For many years, industry has been calling for international harmonisation of the patent system – an understandable demand that has been further amplified by the accelerating pace of globalisation. Harmonisation can take various forms, focusing on substantive law and/or technical cooperation, and can be discussed in bilateral or multilateral frameworks. Whatever the approach may be, the main aim in my view must be to achieve concrete results that will benefit a wide community.
I am particularly pleased, therefore, by the outcomes of the discussions between the EPO and the IP offices of the US, China, Japan and Korea at this week’s IP5 meeting in Cupertino, in the heart of Silicon Valley. First, two major developments were announced in relation to the Cooperative Patent Classification (CPC), co-managed by the EPO and the USPTO. The patent offices of China and Korea officially stated their intention to begin classifying their patent documentation into the CPC, from January 2014 in the case of SIPO, while the Korean Office will start with a pilot for specific technical areas. This will dramatically improve the patent system at the global level: in the medium term, 75% of the world’s prior art will be classified by the same scheme. A comprehensive, precise and regularly updated patent classification system represents the best basis for high-quality searching.

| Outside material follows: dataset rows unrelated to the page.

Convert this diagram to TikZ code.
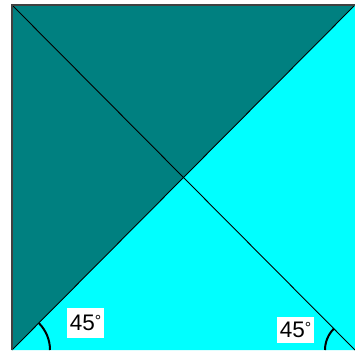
\documentclass[tikz,border=0pt]{standalone}
\usepackage{fontspec}
\setmainfont{Liberation Sans}
\definecolor{tealdark}{HTML}{008080}
\definecolor{cyanlight}{HTML}{00FFFF}
\definecolor{edgegray}{HTML}{404040}
\tikzset{
  diag/.style={black, line width=0.9pt},
  border/.style={edgegray, line width=1.6pt},
  anglearc/.style={black, line width=2pt},
  lbl/.style={fill=white, inner sep=0pt, minimum width=37pt, font=\fontsize{22.5}{22.5}\selectfont}
}
\newcommand{\degsym}{{\fontsize{16}{16}\selectfont\raisebox{4pt}{°}}}
\begin{document}
\begin{tikzpicture}[x=1pt,y=1pt]
\useasboundingbox (0,0) rectangle (355,350);
\clip (0,0) rectangle (355,350);
\fill[white] (0,0) rectangle (355,350);
\coordinate (TL) at (12,345);
\coordinate (TR) at (355,345);
\coordinate (BL) at (12,0);
\coordinate (BR) at (355,0);
\fill[tealdark] (TL) -- (TR) -- (BL) -- cycle;
\fill[cyanlight] (TR) -- (BR) -- (BL) -- cycle;
\draw[diag] (TL) -- (BR);
\draw[diag] (BL) -- (TR);
\draw[border] (BL) -- (TL) -- (TR);
\draw[anglearc] (BL) ++(38,0) arc[start angle=0,end angle=45,radius=38];
\draw[anglearc] (BR) ++(135:30) arc[start angle=135,end angle=180,radius=30];
\node[lbl, minimum height=30pt] (a1) at (85.5,26.7) {45\degsym};
\node[lbl, minimum height=26pt] (a2) at (295.5,20) {45\degsym};
\end{tikzpicture}
\end{document}
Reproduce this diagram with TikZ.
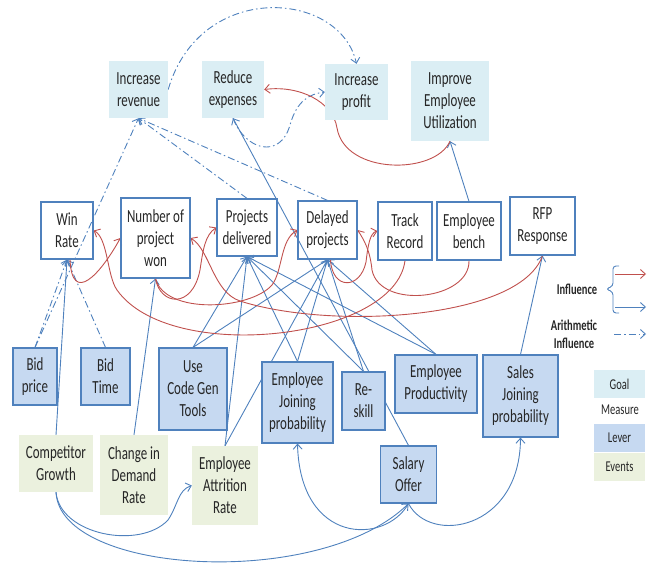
\documentclass[tikz,border=0pt]{standalone}
\usepackage{fontspec}
\setmainfont{Carlito}[FakeStretch=0.7]
\usetikzlibrary{arrows.meta,calc}
\definecolor{lblue}{HTML}{4F81BD}
\definecolor{lred}{HTML}{C0504D}
\definecolor{goalfill}{HTML}{DBEEF4}
\definecolor{leverfill}{HTML}{C6D9F1}
\definecolor{eventfill}{HTML}{EBF1DE}
\definecolor{txt}{HTML}{262626}
\pgfdeclarelayer{background}
\pgfsetlayers{background,main}
\tikzset{
 box/.style={align=center, inner sep=0pt, text=txt, font=\fontsize{18.5}{22}\selectfont},
 goal/.style={box, fill=goalfill},
 measure/.style={box, draw=lblue, line width=1.2pt},
 lever/.style={box, fill=leverfill, draw=lblue, line width=1.2pt},
 event/.style={box, fill=eventfill},
 sz/.style 2 args={minimum width=#1pt, minimum height=#2pt},
 infl/.style={draw=lblue, line width=0.9pt, -{Straight Barb[length=5pt,width=9pt]}},
 redinfl/.style={draw=lred, line width=0.9pt, -{Straight Barb[length=5pt,width=9pt]}},
 arith/.style={infl, dash pattern=on 7pt off 3pt on 1.5pt off 3pt},
 legtxt/.style={text=txt, font=\fontsize{15}{18}\selectfont, align=center, inner sep=0pt},
 legbold/.style={legtxt, font=\fontsize{15}{18}\selectfont\bfseries},
}
\begin{document}
\begin{tikzpicture}[x=1pt,y=-1pt]
\useasboundingbox (0,0) rectangle (652,563);
% goals
\node[goal, sz={59}{57}] (rev) at (138.5,89.5) {Increase\\revenue};
\node[goal, sz={62}{57}] (rexp) at (233,89.5) {Reduce\\expenses};
\node[goal, sz={63}{56}] (prof) at (356.5,92) {Increase\\profit};
\node[goal, sz={78}{80}] (ieu) at (450,101) {Improve\\Employee\\Utilization};
% measures
\node[measure, sz={52}{57}] (win) at (67,230.5) {Win\\Rate};
\node[measure, sz={69}{80}] (won) at (155.5,238) {Number of\\project\\won};
\node[measure, sz={60}{57}] (del) at (247,227.5) {Projects\\delivered};
\node[measure, sz={59}{58}] (dly) at (327.5,230) {Delayed\\projects};
\node[measure, sz={54}{58}] (trk) at (405,231) {Track\\Record};
\node[measure, sz={64}{58}] (bench) at (469,231) {Employee\\bench};
\node[measure, sz={65}{58}] (rfp) at (542.5,226) {RFP\\Response};
% levers
\node[lever, sz={44}{57}] (bidp) at (35,376.5) {Bid\\price};
\node[lever, sz={49}{57}] (bidt) at (105.5,376.5) {Bid\\Time};
\node[lever, sz={68}{82}] (ucg) at (193,389) {Use\\Code Gen\\Tools};
\node[lever, sz={71}{81}] (ejp) at (297.5,402.5) {Employee\\Joining\\probability};
\node[lever, sz={43}{58}] (rsk) at (363.5,401) {Re-\\skill};
\node[lever, sz={82}{58}] (eprod) at (436,384) {Employee\\Productivity};
\node[lever, sz={75}{82}] (sjp) at (520.5,396) {Sales\\Joining\\probability};
\node[lever, sz={56}{57}] (sal) at (408.5,474.5) {Salary\\Offer};
% events
\node[event, sz={74}{57}] (comp) at (56,463.5) {Competitor\\Growth};
\node[event, sz={68}{80}] (dem) at (134,475) {Change in\\Demand\\Rate};
\node[event, sz={66}{79}] (attr) at (225,485.5) {Employee\\Attrition\\Rate};
% legend
\node[legbold] (linfl) at (577,289) {Influence};
\node[legbold] (larith) at (574,334) {Arithmetic\\Influence};
\node[goal, sz={51}{28}, font=\fontsize{15}{18}\selectfont] (lgoal) at (619.5,384) {Goal};
\node[legtxt] (lmeas) at (620,410) {Measure};
\node[lever, draw=none, sz={51}{28}, font=\fontsize{15}{18}\selectfont] (llever) at (619.5,438) {Lever};
\node[event, sz={51}{28}, font=\fontsize{15}{18}\selectfont] (levent) at (619.5,467) {Events};
\coordinate (lra) at (615,274); \coordinate (lrb) at (646,274);
\coordinate (lba) at (615,307); \coordinate (lbb) at (646,307);
\coordinate (lda) at (614,334); \coordinate (ldb) at (646,334);
\draw[redinfl] (lra) -- (lrb);
\draw[infl] (lba) -- (lbb);
\draw[arith] (lda) -- (ldb);
\draw[lblue, line width=0.9pt, rounded corners=3pt] (619,266) -- (613,266) -- (613,286) -- (606,289) -- (613,292) -- (613,313) -- (619,313);

\begin{pgfonlayer}{background}
% blue influence
\draw[infl] (comp.north) -- (win.south);
\draw[infl] (dem.north) -- (won.south);
\draw[infl] (ucg.north) -- (del.south);
\draw[infl] (ucg.north) -- (dly.south);
\draw[infl] (attr.north) -- (del.south);
\draw[infl] (attr.north) -- (dly.south);
\draw[infl] (ejp.north) -- (del.south);
\draw[infl] (ejp.north) -- (dly.south);
\draw[infl] (rsk.north) -- (del.south);
\draw[infl] (rsk.north) -- (dly.south);
\draw[infl] (eprod.north) -- (del.south);
\draw[infl] (eprod.north) -- (dly.south);
\draw[infl] (sal.north) -- (rexp.south);
\draw[infl] (sjp.north) -- (rfp.south);
\draw[infl] (bench.north) -- (ieu.south);
\draw[infl] (sal.south) .. controls (385,545) and (300,545) .. (ejp.south);
\draw[infl] (sal.south) .. controls (430,545) and (520,530) .. (sjp.south);
\draw[infl] (comp.south) .. controls (60,575) and (320,590) .. (sal.south);
\draw[infl] (comp.south) .. controls (60,535) and (140,550) .. (168,520) .. controls (178,505) and (178,490) .. (attr.west);
% arithmetic influence
\draw[arith] (bidp.north) -- (win.south);
\draw[arith] (bidt.north) -- (win.south);
\draw[arith] (bidp.north) -- (rev.south);
\draw[arith] (del.north) -- (rev.south);
\draw[arith] (dly.north) -- (rev.south);
\draw[arith] (rev.east) .. controls (200,-20) and (340,-10) .. (prof.north);
\draw[arith] (rexp.south) .. controls (245,150) and (280,160) .. (290,125) .. controls (297,100) and (310,94) .. (prof.west);
% red influence
\draw[redinfl] (ieu.south) .. controls (435,175) and (345,175) .. (337,128) .. controls (333,102) and (300,85) .. (rexp.east);
\draw[redinfl] ($(win.south)+(3,0)$) .. controls (72,305) and (100,275) .. (won.west);
\draw[redinfl] (trk.south) .. controls (395,340) and (170,365) .. (117,290) .. controls (107,276) and (108,238) .. (win.east);
\draw[redinfl] (rfp.south) .. controls (520,320) and (330,330) .. (240,301) .. controls (213,292) and (210,250) .. (won.east);
\draw[redinfl] (won.south) .. controls (160,305) and (192,310) .. (200,270) .. controls (203,250) and (205,235) .. (del.west);
\draw[redinfl] (won.south) .. controls (165,315) and (250,310) .. (272,285) .. controls (283,270) and (280,240) .. (dly.west);
\draw[redinfl] ($(dly.south)+(3,0)$) .. controls (332,290) and (360,290) .. (366,262) .. controls (368,245) and (370,233) .. (trk.west);
\draw[redinfl] (bench.south) .. controls (470,300) and (380,310) .. (372,270) .. controls (370,250) and (364,240) .. (dly.east);
\end{pgfonlayer}
\end{tikzpicture}
\end{document}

A further important step was taken with the launch, on 4 June, of the English-Japanese language pair in Patent Translate, the EPO’s free-of-charge web-based machine translation service. Given the importance of Japanese documentation in technology, this development – the result of intensive cooperation with our colleagues at the Japan Patent Office – will be greatly appreciated by users. About half of the total of three million Japanese patents have already been loaded into our Espacenet database and are now instantly accessible in English translation; the rest will follow soon.

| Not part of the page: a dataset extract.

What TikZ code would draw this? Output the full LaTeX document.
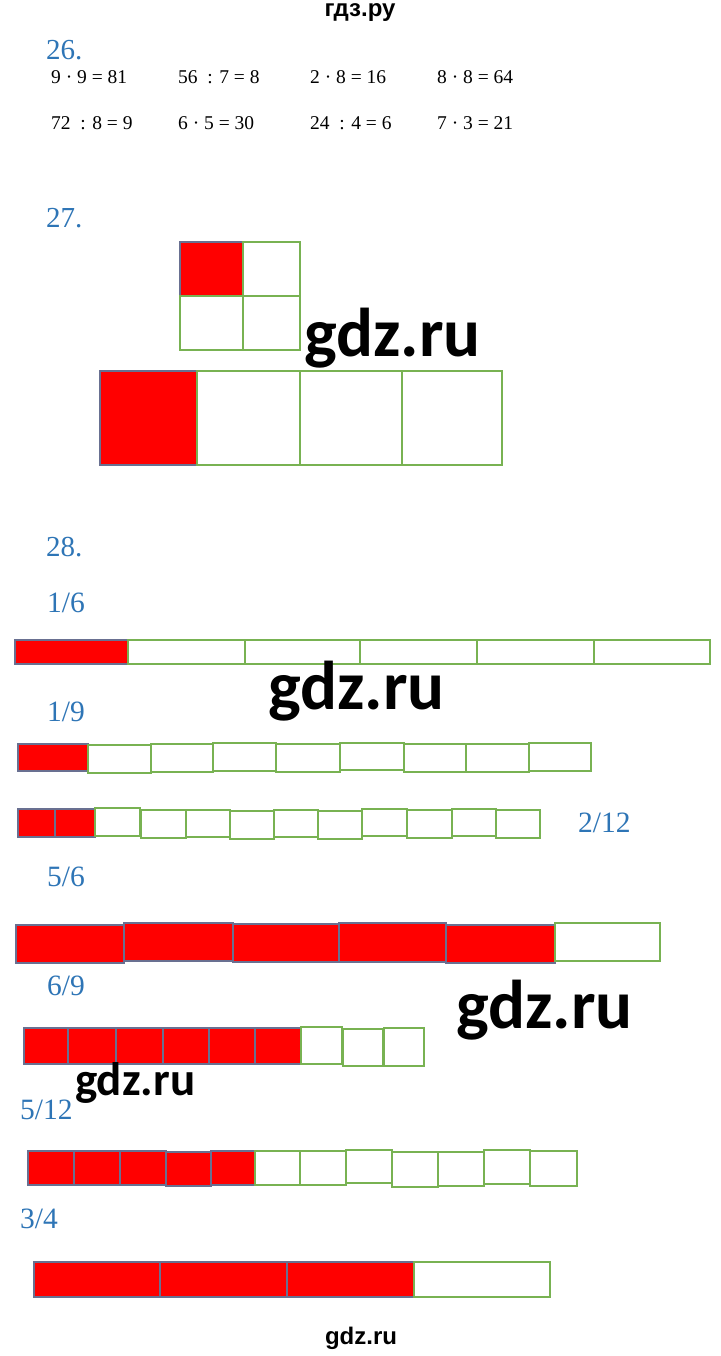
\documentclass[tikz,border=0pt]{standalone}
\usepackage{fontspec}
\setmainfont{Liberation Serif}
\newfontfamily\arialf{Liberation Sans}
\newfontfamily\wmf{Carlito}
\definecolor{numblue}{RGB}{46,117,182}
\definecolor{cellgreen}{RGB}{120,178,82}
\definecolor{cellgrey}{RGB}{105,112,145}
\begin{document}
\begin{tikzpicture}[x=1pt,y=-1pt,
  lbl/.style={text=numblue, font=\fontsize{29}{32}\selectfont, inner sep=0, anchor=west},
  frac/.style={text=numblue, font=\fontsize{29.5}{32}\selectfont, inner sep=0, anchor=west},
  eq/.style={font=\fontsize{19.5}{22}\selectfont, inner sep=0, anchor=west},
  wm/.style={font=\wmf\bfseries\fontsize{69}{76}\selectfont, inner sep=0, anchor=west},
  wmsmall/.style={font=\wmf\bfseries\fontsize{47}{52}\selectfont, inner sep=0, anchor=west},
  hdr/.style={font=\arialf\bfseries\fontsize{24}{28}\selectfont, inner sep=0},
  redcell/.style={fill=red, draw=cellgrey, line width=1.2pt},
  whitecell/.style={fill=white, draw=cellgreen, line width=1.5pt}]
\useasboundingbox[fill=white] (0,0) rectangle (720,1356);

% header / footer
\node[hdr] (header) at (360,13) {гдз.ру};
\node[hdr] (footer) at (361,1338) {gdz.ru};

% 26
\node[lbl] (n26) at (46,50) {26.};
\node[eq] (e11) at (51,77) {9 · 9 = 81};
\node[eq] (e12) at (178,77) {56\enspace: 7 = 8};
\node[eq] (e13) at (310,77) {2 · 8 = 16};
\node[eq] (e14) at (437,77) {8 · 8 = 64};
\node[eq] (e21) at (51,123) {72\enspace: 8 = 9};
\node[eq] (e22) at (178,123) {6 · 5 = 30};
\node[eq] (e23) at (310,123) {24\enspace: 4 = 6};
\node[eq] (e24) at (437,123) {7 · 3 = 21};

% 27
\node[lbl] (n27) at (46,218) {27.};
\filldraw[redcell] (180,242) rectangle (243,296);
\draw[whitecell] (243,242) rectangle (300,296);
\draw[whitecell] (180,296) rectangle (243,350);
\draw[whitecell] (243,296) rectangle (300,350);
\node[wm] (wm1) at (304,338) {gdz.ru};
\filldraw[redcell] (100,371) rectangle (197,465);
\draw[whitecell] (197,371) rectangle (300,465);
\draw[whitecell] (300,371) rectangle (402,465);
\draw[whitecell] (402,371) rectangle (502,465);

% 28
\node[lbl] (n28) at (46,547) {28.};

% 1/6
\node[frac] (f16) at (47,603) {1/6};
\filldraw[redcell] (15,640) rectangle (128,664);
\draw[whitecell] (128,640) rectangle (245,664);
\draw[whitecell] (245,640) rectangle (360,664);
\draw[whitecell] (360,640) rectangle (477,664);
\draw[whitecell] (477,640) rectangle (594,664);
\draw[whitecell] (594,640) rectangle (710,664);
\node[wm] (wm2) at (268,691) {gdz.ru};

% 1/9
\node[frac] (f19) at (47,712) {1/9};
\filldraw[redcell] (18,744) rectangle (88,771);
\draw[whitecell] (88,745) rectangle (151,773);
\draw[whitecell] (151,744) rectangle (213,772);
\draw[whitecell] (213,743) rectangle (276,771);
\draw[whitecell] (276,744) rectangle (340,772);
\draw[whitecell] (340,743) rectangle (404,770);
\draw[whitecell] (404,744) rectangle (466,772);
\draw[whitecell] (466,744) rectangle (529,772);
\draw[whitecell] (529,743) rectangle (591,771);

% 2/12
\filldraw[redcell] (18,809) rectangle (55,837);
\filldraw[redcell] (55,809) rectangle (95,837);
\draw[whitecell] (95,808) rectangle (140,836);
\draw[whitecell] (141,810) rectangle (186,838);
\draw[whitecell] (186,810) rectangle (230,837);
\draw[whitecell] (230,811) rectangle (274,839);
\draw[whitecell] (274,810) rectangle (318,837);
\draw[whitecell] (318,811) rectangle (362,839);
\draw[whitecell] (362,809) rectangle (407,836);
\draw[whitecell] (407,810) rectangle (452,838);
\draw[whitecell] (452,809) rectangle (496,836);
\draw[whitecell] (496,810) rectangle (540,838);
\node[frac] (f212) at (578,823) {2/12};

% 5/6
\node[frac] (f56) at (47,877) {5/6};
\filldraw[redcell] (16,925) rectangle (124,963);
\filldraw[redcell] (124,923) rectangle (233,961);
\filldraw[redcell] (233,924) rectangle (339,962);
\filldraw[redcell] (339,923) rectangle (446,962);
\filldraw[redcell] (446,925) rectangle (555,963);
\draw[whitecell] (555,923) rectangle (660,961);

% 6/9
\node[frac] (f69) at (47,986) {6/9};
\node[wm] (wm3) at (456,1010) {gdz.ru};
\filldraw[redcell] (24,1028) rectangle (68,1064);
\filldraw[redcell] (68,1028) rectangle (116,1064);
\filldraw[redcell] (116,1028) rectangle (163,1064);
\filldraw[redcell] (163,1028) rectangle (209,1064);
\filldraw[redcell] (209,1028) rectangle (255,1064);
\filldraw[redcell] (255,1028) rectangle (301,1064);
\draw[whitecell] (301,1027) rectangle (342,1064);
\draw[whitecell] (343,1029) rectangle (383,1066);
\draw[whitecell] (384,1028) rectangle (424,1066);
\node[wmsmall] (wm4) at (75,1083) {gdz.ru};

% 5/12
\node[frac] (f512) at (20,1110) {5/12};
\filldraw[redcell] (28,1151) rectangle (74,1185);
\filldraw[redcell] (74,1151) rectangle (120,1185);
\filldraw[redcell] (120,1151) rectangle (166,1185);
\filldraw[redcell] (166,1152) rectangle (211,1186);
\filldraw[redcell] (211,1151) rectangle (255,1185);
\draw[whitecell] (255,1151) rectangle (300,1185);
\draw[whitecell] (300,1151) rectangle (346,1185);
\draw[whitecell] (346,1150) rectangle (392,1183);
\draw[whitecell] (392,1152) rectangle (438,1187);
\draw[whitecell] (438,1152) rectangle (484,1186);
\draw[whitecell] (484,1150) rectangle (530,1184);
\draw[whitecell] (530,1151) rectangle (577,1186);

% 3/4
\node[frac] (f34) at (20,1219) {3/4};
\filldraw[redcell] (34,1262) rectangle (160,1297);
\filldraw[redcell] (160,1262) rectangle (287,1297);
\filldraw[redcell] (287,1262) rectangle (414,1297);
\draw[whitecell] (414,1262) rectangle (550,1297);
\end{tikzpicture}
\end{document}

Finally, a number of projects within the specific framework of IP5 are moving steadily forward. The adoption of a common patent information policy based on barrier-free exchange of data between offices is an especially significant development. I would also like to draw attention to the progress on the Global Dossier initiative, in particular concerning access to patent family files from the different offices through a federated viewer. Once again, a full day of the meeting was devoted to exchanges with representatives of the IP5 business communities, whose input is always highly valued.
The next IP5 meeting will be held in Busan, South Korea’s second-largest city, at the beginning of June 2014. In the meantime, the various working groups will continue to discuss the issues involved in international harmonisation at the technical level.